Foley is a fan of moving the forward story, at the expense of the believability of the characters. That point is worth repeating since plot twists are this novel’s greatest threat.
They happen so often that I would have to think the frequency of it is intentional, and not just a weakness of a first-time novelist. Three-quarters through, the author perfects a disturbing cadence of physical abuse-sexual abuse-physical abuse-sexual abuse, but with the subtlety of Gorgeous George performing DEATH OF A SALESMAN.
Most every character in the universe that the author paints in TIETAM BROWN, from the bottom rung up to the virtuous top of the ladder, is crying out for help. They all seem on the verge of self destruction, which is usually sped up once they come into contact with Andy or his time-bomb of a father. Andy’s father seems to relish in this, while Andy just wants a decent, loving family to call his own, one that at least provides protection from the sources behind his unintentional bouts of rage, if not having stability themselves.

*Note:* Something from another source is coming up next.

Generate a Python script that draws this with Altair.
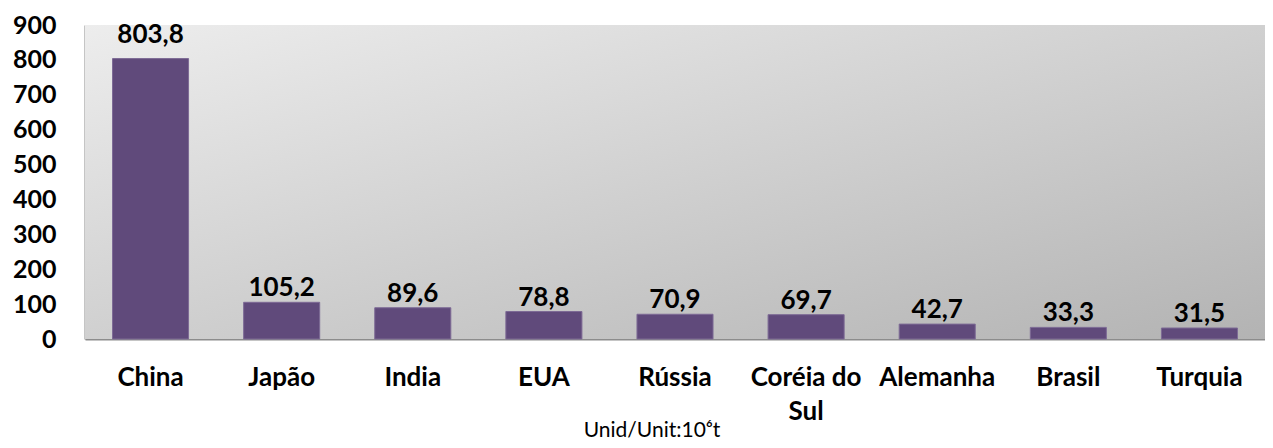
import altair as alt
import pandas as pd

countries = ["China", "Japão", "India", "EUA", "Rússia", "Coréia do Sul", "Alemanha", "Brasil", "Turquia"]
values = [803.8, 105.2, 89.6, 78.8, 70.9, 69.7, 42.7, 33.3, 31.5]
labels = ["803,8", "105,2", "89,6", "78,8", "70,9", "69,7", "42,7", "33,3", "31,5"]
y_ticks = [0, 100, 200, 300, 400, 500, 600, 700, 800, 900]
footer = "Unid/Unit:10⁶t"

W, H = 1180, 314
FONT = "Lato"

df = pd.DataFrame({"country": countries, "value": values, "label": labels})

x_enc = alt.X("country:N", sort=countries, title=None,
              scale=alt.Scale(paddingInner=0.42, paddingOuter=0.21),
              axis=alt.Axis(labelAngle=0, labelFont=FONT, labelFontWeight="bold",
                            labelFontSize=26, labelColor="black", labelPadding=25,
                            labelBaseline="top", labelLineHeight=34,
                            labelExpr="datum.label == 'Coréia do Sul' ? ['Coréia do', 'Sul'] : datum.label",
                            ticks=False, domainColor="#8c8c8c", domainWidth=2,
                            labelLimit=300, labelOverlap=False))
y_enc = alt.Y("value:Q", title=None,
              scale=alt.Scale(domain=[0, 900], nice=False),
              axis=alt.Axis(values=y_ticks, grid=False, ticks=False, labelFont=FONT,
                            labelFontWeight="bold", labelFontSize=25, labelColor="black",
                            labelPadding=29, domainColor="#8c8c8c", domainWidth=2,
                            labelOverlap=False, labelBound=False, tickCount=10))

bg = alt.Chart(pd.DataFrame({"a": [0]})).mark_rect(
    fill=alt.Gradient(gradient="linear", x1=0, y1=0, x2=1, y2=1,
                      stops=[alt.GradientStop(color="#ededed", offset=0),
                             alt.GradientStop(color="#b3b3b3", offset=1)])
).encode(x=alt.value(0), x2=alt.value(W), y=alt.value(0), y2=alt.value(H))

bars = alt.Chart(df).mark_bar(color="#604A7B", stroke="#7d6a95", strokeWidth=1).encode(
    x=x_enc, y=y_enc)

text_enc = dict(x=x_enc, y=y_enc, text="label:N")
text_main = alt.Chart(df).mark_text(font=FONT, fontWeight="bold", fontSize=26, color="black",
                                    baseline="alphabetic", dy=-6).encode(**text_enc
).transform_filter("datum.country != 'China'")
text_top = alt.Chart(df).mark_text(font=FONT, fontWeight="bold", fontSize=26, color="black",
                                   baseline="alphabetic", dy=-16).encode(**text_enc
).transform_filter("datum.country == 'China'")

foot = alt.Chart(pd.DataFrame({"t": [footer]})).mark_text(
    font=FONT, fontSize=21, color="black", baseline="alphabetic", align="center"
).encode(x=alt.value(567), y=alt.value(412), text="t:N")

chart = alt.layer(bg, bars, text_main, text_top, foot).properties(
    width=W, height=H,
    autosize=alt.AutoSizeParams(type="none"),
    padding={"left": 77, "top": 17, "right": 0, "bottom": 101},
).configure_view(stroke=None)

chart.save("out.html", embed_options={"renderer": "svg", "actions": False})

Without giving too much of the plot away, Andy's father decides to remove his heart from the figurative glass case that he's been hiding it in since the death of Andy's mother. Andy's dad regretfully learns that in this world, or at least in Foley's, once you expose yourself, you set yourself up for pain, hurting yourself more than anyone.
To Foley’s credit, he never once flinches. The author moves ahead with full conviction to a fitting conclusion (although by way of a disastrous bit near the end about Andy’s counselor), which I suppose remains true to Foley’s violence-sex-violence-sex rhythm that he unabashedly established..
Some critics have labeled the characters in TIETAM BROWN as being cardboard stereotypes. Granted, some of the characters do seem rather convenient, as if they are mere plot devices served up on a platter, but one would be remiss if they glossed over the wonderfully three dimensional Andy Brown and his father. They are anything but stereotypes.
Other reviewers have criticized the novel’s violence, saying that it made them feel uncomfortable. That was the author’s point, wasn’t it? None of the novel’s violence is superficial or even gratuitous. Yes, the tale is a violent one. It’s bloody, graphic, and downright gruesome at times. That’s a real world for some people though, much like the juvenile detention center where Andy Brown comes from. The violence in the novel serves its purpose, and Foley pulls no punches.
Foley has a long way to go if he wants to be remembered for his writing skills and not his brawling skills, although I’m sure he’s rightfully proud of all he has accomplished in the squared circle, which in the States is all too often seen as a testosterone fueled circus and not as the brutal ballet that it can be. In the end, the same might be said for TIETAM BROWN. Will readers see it as a gimmicky circus or as a brutal ballet? Perhaps a little of both.